Another bellwether of how companies are responding to the prospect of national data privacy regulation can be found in public comments responding to the National Telecommunications and Information Administration’s development of “a domestic legal and policy approach.”

NTIA, an agency of the Commerce Department, recently issued a Request for Comments on a proposed approach to consumer data privacy, “Developing the Administration’s Approach to Consumer Privacy.” The deadline for that feedback was Nov. 9; the comments were made public on Nov. 13.

The Credit Union National Association was among the groups weighing in on the NTIA process. Its priorities for data security include:

  • A flexible, scalable standard;
  • A notification regime requiring timely notice to impacted consumers, law enforcement, and applicable regulators when there is a reasonable risk that a breach of unencrypted personal information exposes consumers to identity theft or other financial harm;
  • Consistent, exclusive enforcement of the new data security and notification national standard by the Federal Trade Commission (FTC) and state attorneys general; and
  • “Clear preemption of the existing patchwork of often conflicting and contradictory state laws for all entities that follow this national data security and notification standard.”

“The compliance costs are particularly heavy for smaller operators with less discretionary spending,” the association noted.

The Computer & Communications Industry Association asked that any policy include safe harbors and flexibility for companies to evolve with changing technology.

“Good policy has the potential of setting a national baseline for privacy across sectors and supporting innovation, while allowing companies’ flexibility in how they deliver a level of privacy consumers expect based on the sensitivity of particular data,” CCIA President & CEO Ed Black says.

Public Knowledge, a consumer advocacy group, contended that any privacy regime should, “at a minimum, account for risks beyond traditional harms, such as financial loss, to include damages such as reputational harm and undermining public trust.” It urged the NTIA to consider “the full panoply of risks” that may arise from misuse of personal data.”

“Although the NTIA articulates a number of important outcomes and high-level goals for federal action, notably absent are outcomes and goals around fairness, consumer protection, and equal opportunity,” says Allie Bohm, policy counsel for the organization. “The proposal also leans too heavily on a risk-based approach and on ‘reasonableness,’ a term that individuals and businesses likely interpret very differently.”

With similar concerns, 34 civil rights, consumer, and privacy organizations joined forces to comment on the government’s effort and release “public interest principles for privacy legislation.”

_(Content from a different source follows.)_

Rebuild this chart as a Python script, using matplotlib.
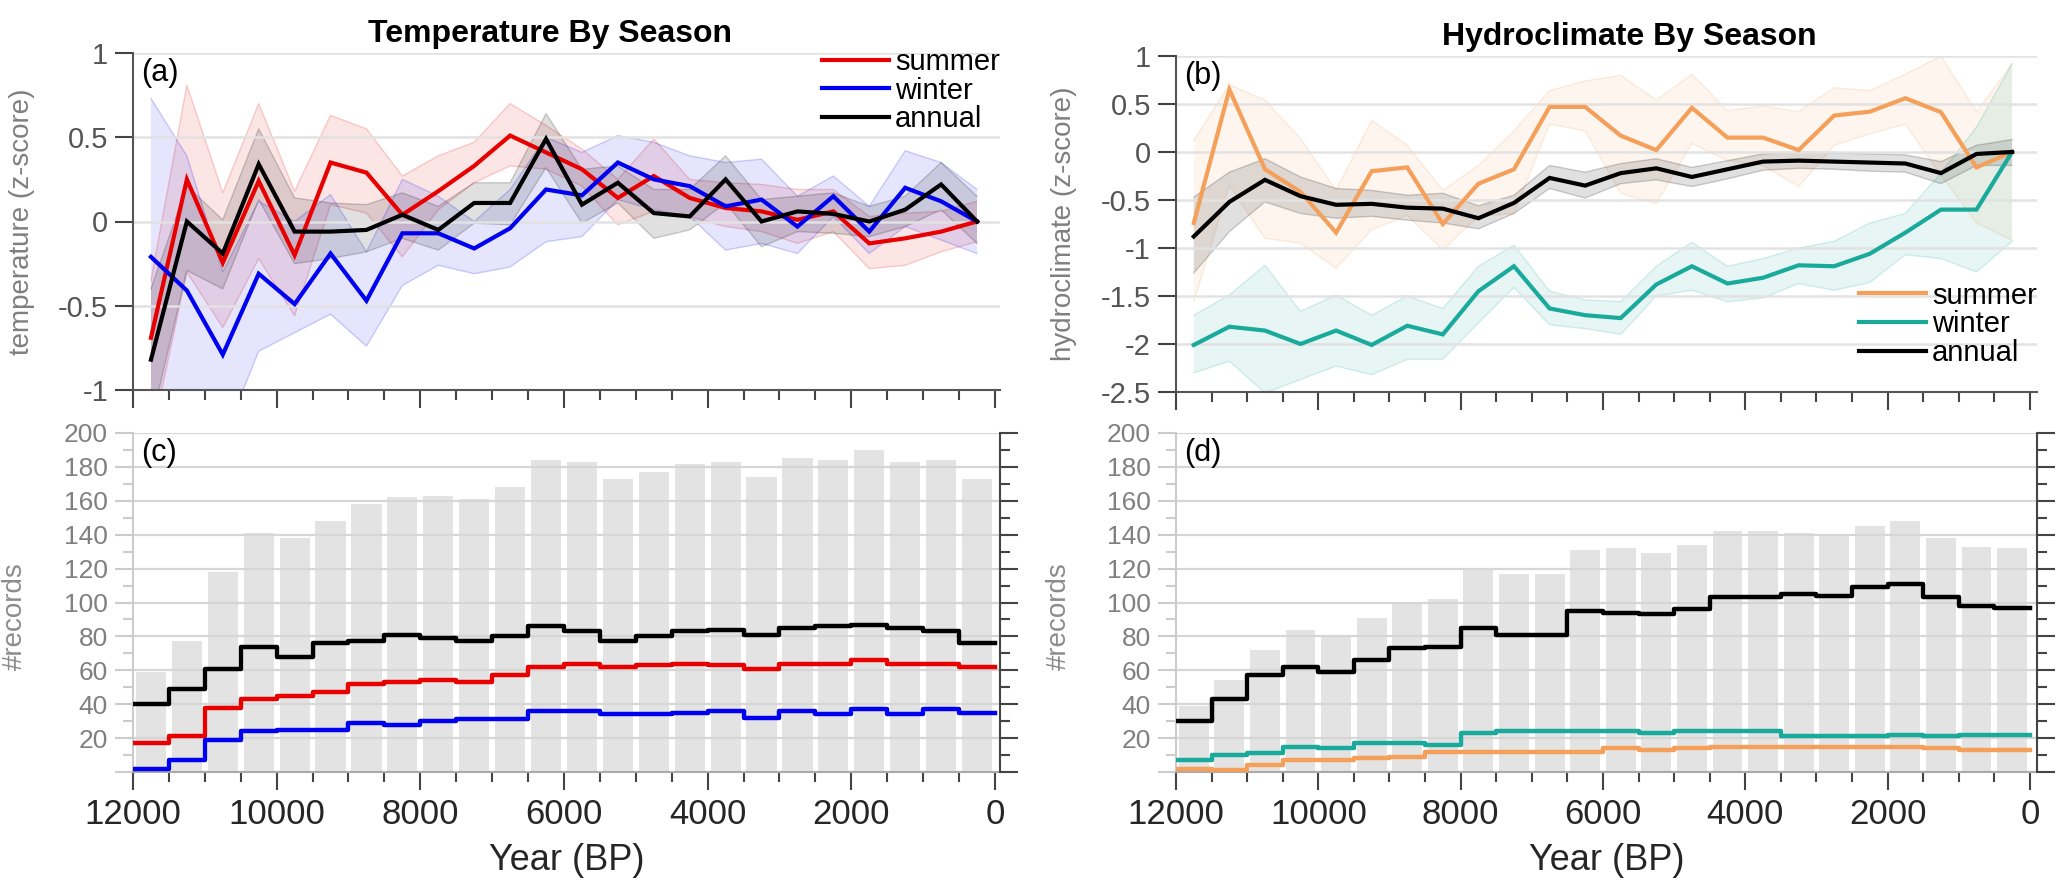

They outlined concepts “that any meaningful data protection legislation should incorporate at a minimum,” including:

  • Privacy protections must “be strong, meaningful, and comprehensive”
  • Data practices must protect civil rights and prevent unlawful discrimination
  • Governments at all levels should play a role in protecting and enforcing privacy rights

“The big banks and the big tech companies all say that they want a federal privacy law, but the law that their phalanx of lobbyists seeks isn’t designed to protect consumers,” said Ed Mierzwinski, senior director for Consumer Programs at U.S. PIRG. “Instead, it’s designed to protect their business models that treat consumers as commodities for sale; it fails to guarantee that their secret sauce big data algorithms don’t discriminate; it eliminates stronger and innovative state laws forever; and it denies consumers any real, enforceable rights when harmed. We can’t allow that.”

With a much different view, Citizens Against Government Waste President Tom Schatz also submitted that group’s recommendations. He made reference to the California Consumer Privacy Act.

“The bill, which was rushed through the legislature in a few days, imposes extremely onerous requirements on how companies must store and provide access to consumers’ personal information, as well as harsh restrictions on the types of product and service options and discounts companies may offer to their customers,” he wrote. “There is an overriding concern that without the adoption of a consistent national privacy protection regime that preempts state and local laws, more states will follow California’s example, further complicating the privacy regulatory environment that companies, large and small, must negotiate.”